Follow-Up: the Argentina Adoption Case
In February, an Argentine couple and a military officer were being tried in court for falsifying papers and adopting the baby of a couple who were disappeared (see here). The case was unique in a number of ways, including the fact that the adopted child had taken the parents to court, and that it was the first time that a case involving illegal adoption of the babies of the "disappeared" in Argentina had arrived to the courts.

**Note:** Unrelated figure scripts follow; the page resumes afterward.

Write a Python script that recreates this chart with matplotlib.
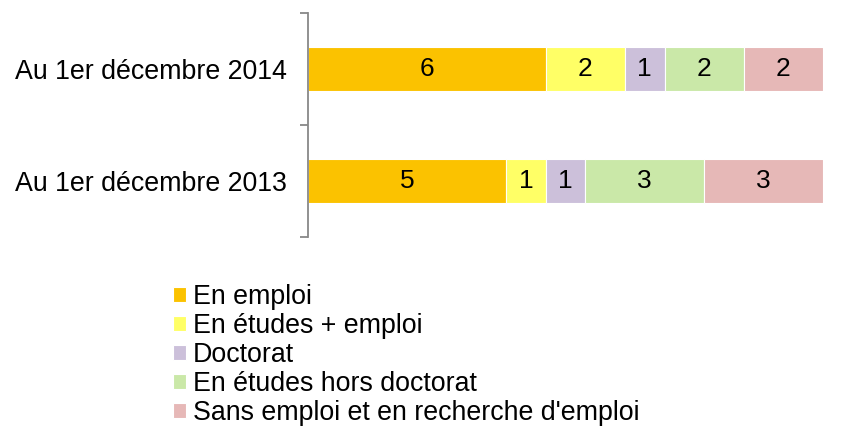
import matplotlib.pyplot as plt
import numpy as np

plt.rcParams['font.family'] = ['Liberation Sans', 'DejaVu Sans']

categories = ['Au 1er décembre 2013', 'Au 1er décembre 2014']
series = ['En emploi', 'En études + emploi', 'Doctorat',
          'En études hors doctorat', "Sans emploi et en recherche d'emploi"]
values = {
    'En emploi': [5, 6],
    'En études + emploi': [1, 2],
    'Doctorat': [1, 1],
    'En études hors doctorat': [3, 2],
    "Sans emploi et en recherche d'emploi": [3, 2],
}
colors = ['#FBC200', '#FFFF66', '#CCC0DA', '#CAE8A8', '#E6B8B7']

fig = plt.figure(figsize=(8.41, 4.29), dpi=100)
ax = fig.add_axes([308 / 841, 1 - 237 / 429, 515 / 841, 224 / 429])

y = np.arange(len(categories))
left = np.zeros(len(categories))
for name, col in zip(series, colors):
    v = np.array(values[name])
    bars = ax.barh(y, v, left=left, height=0.4, color=col, edgecolor='white',
                   linewidth=0.8, label=name)
    ax.bar_label(bars, labels=[str(x) for x in v], label_type='center',
                 fontsize=19, color='black')
    left += v

ax.set_xlim(0, 13)
ax.set_ylim(-0.5, 1.5)
ax.set_xticks([])
ax.set_yticks(y)
ax.set_yticklabels(categories, fontsize=19.3)
ax.set_yticks([-0.5, 0.5, 1.5], minor=True)
ax.tick_params(axis='y', which='major', length=0, pad=15)
ax.tick_params(axis='y', which='minor', length=6, width=1.3, color='#888888')
for s in ['top', 'right', 'bottom']:
    ax.spines[s].set_visible(False)
ax.spines['left'].set_color('#888888')
ax.spines['left'].set_linewidth(1.3)

fig.legend(loc='upper left', bbox_to_anchor=(173 / 841, 1 - 284 / 429),
           frameon=False, fontsize=19.3, borderpad=0, borderaxespad=0,
           labelspacing=0.11, handlelength=0.5, handleheight=0.5,
           handletextpad=0.23)

fig.savefig('out.png', dpi=100)
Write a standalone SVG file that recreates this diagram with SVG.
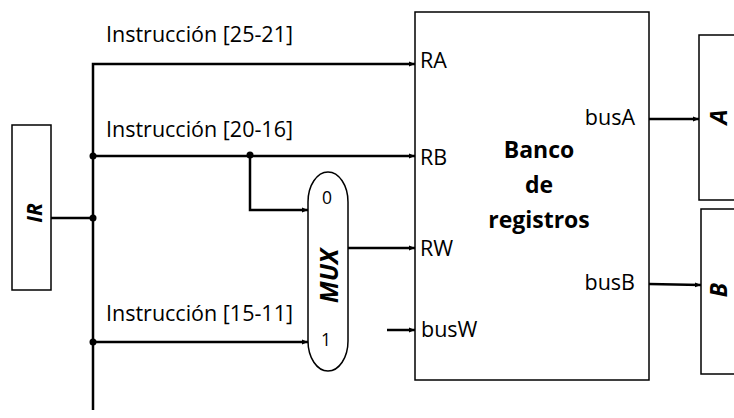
<svg xmlns="http://www.w3.org/2000/svg" width="734" height="418" viewBox="0 0 734 418">
<style>
.box{fill:#fff;stroke:#000;stroke-width:1.5}
.w{fill:none;stroke:#000;stroke-width:2.5}
.t{font-family:"Open Sans","Liberation Sans",sans-serif;font-size:21.5px;fill:#000}
.s{font-family:"Open Sans","Liberation Sans",sans-serif;font-size:17.5px;fill:#000}
.b{font-family:"Open Sans","Liberation Sans",sans-serif;font-size:23px;font-weight:bold;fill:#000}
.bi{font-family:"Open Sans","Liberation Sans",sans-serif;font-weight:bold;font-style:italic;fill:#000}
</style>
<defs>
<marker id="ar" markerWidth="6" markerHeight="6" refX="6" refY="3" orient="auto" markerUnits="userSpaceOnUse">
<path d="M0,0.5 L6,3 L0,5.5 Z" fill="#000"/>
</marker>
</defs>
<g id="IR">
<rect class="box" x="12" y="125" width="39" height="165"/>
<text class="bi" font-size="21" transform="translate(42,213) rotate(-90)" text-anchor="middle">IR</text>
</g>
<g id="banco">
<rect class="box" x="415" y="12" width="234" height="368"/>
<text class="t" x="420" y="68">RA</text>
<text class="t" x="420" y="165">RB</text>
<text class="t" x="420" y="256">RW</text>
<text class="t" x="421" y="337">busW</text>
<text class="t" x="635" y="125" text-anchor="end">busA</text>
<text class="t" x="635" y="290" text-anchor="end">busB</text>
<text class="b" x="539" y="158" text-anchor="middle">Banco</text>
<text class="b" x="539" y="193" text-anchor="middle">de</text>
<text class="b" x="539" y="228" text-anchor="middle">registros</text>
</g>
<g id="A">
<rect class="box" x="699" y="35" width="50" height="165"/>
<text class="bi" font-size="24" transform="translate(727,117) rotate(-90)" text-anchor="middle">A</text>
</g>
<g id="B">
<rect class="box" x="701" y="209" width="50" height="165"/>
<text class="bi" font-size="23" transform="translate(727,290) rotate(-90)" text-anchor="middle">B</text>
</g>
<g id="MUX">
<rect class="box" x="308" y="172" width="40" height="199" rx="20" ry="30"/>
<text class="s" x="327" y="204" text-anchor="middle">0</text>
<text class="s" x="326" y="346" text-anchor="middle">1</text>
<text class="bi" font-size="25" transform="translate(338,276) rotate(-90)" text-anchor="middle">MUX</text>
</g>
<g id="labels">
<text class="t" x="106" y="42">Instrucción [25-21]</text>
<text class="t" x="106" y="137">Instrucción [20-16]</text>
<text class="t" x="106" y="321">Instrucción [15-11]</text>
</g>
<g id="connectors">
<path class="w" d="M51,218 H93"/>
<path class="w" d="M93,410 V64 H415" marker-end="url(#ar)"/>
<path class="w" d="M93,156 H415" marker-end="url(#ar)"/>
<path class="w" d="M250,156 V210 H308" marker-end="url(#ar)"/>
<path class="w" d="M93,342 H308" marker-end="url(#ar)"/>
<path class="w" d="M348,248 H415" marker-end="url(#ar)"/>
<path class="w" d="M387,330 H415" marker-end="url(#ar)"/>
<path class="w" d="M649,119 H699" marker-end="url(#ar)"/>
<path class="w" d="M649,284 L701,285" marker-end="url(#ar)"/>
<circle cx="93" cy="156" r="3.5"/>
<circle cx="93" cy="218" r="3.5"/>
<circle cx="93" cy="342" r="3.5"/>
<circle cx="250" cy="155" r="3.5"/>
</g>
</svg>
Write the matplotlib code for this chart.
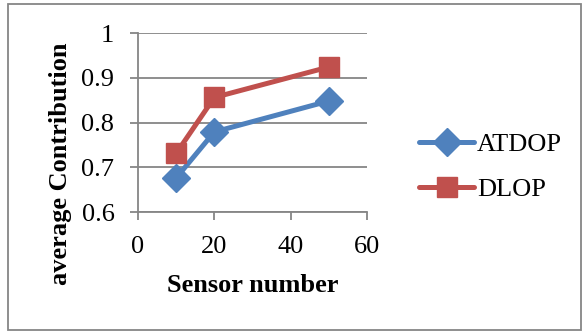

Well, verdicts came down yesterday. Osvaldo Rivas and Maria Cristina Gomez, the parents, were found guilty and sentenced to 8 and 7 years prison, respectively, while the military officer who arranged the adoption, Capt. Enrique Berthier, received a 10-year sentence. As I commented in February, this case was and is unprecedented, and has set a new legal precedent for the adopted children of the disappeared (estimated to be 400 or so, with 90 having already discovered who their birth-parents were). I doubt every one of those 400 (and maybe none) will take their parents to court (as the article points out, civil cases can lead to criminal charges in Argentina). As for this particular case, I'm glad the army captain was sentenced for what he did, and if Sampallo wanted her adopted parents in court for their deeds, that's her prerogative. I don't know what the parents' intentions were when they adopted, but this is definitely a complicated scenario, and I wonder if it will really repeat itself that much more in Argentina.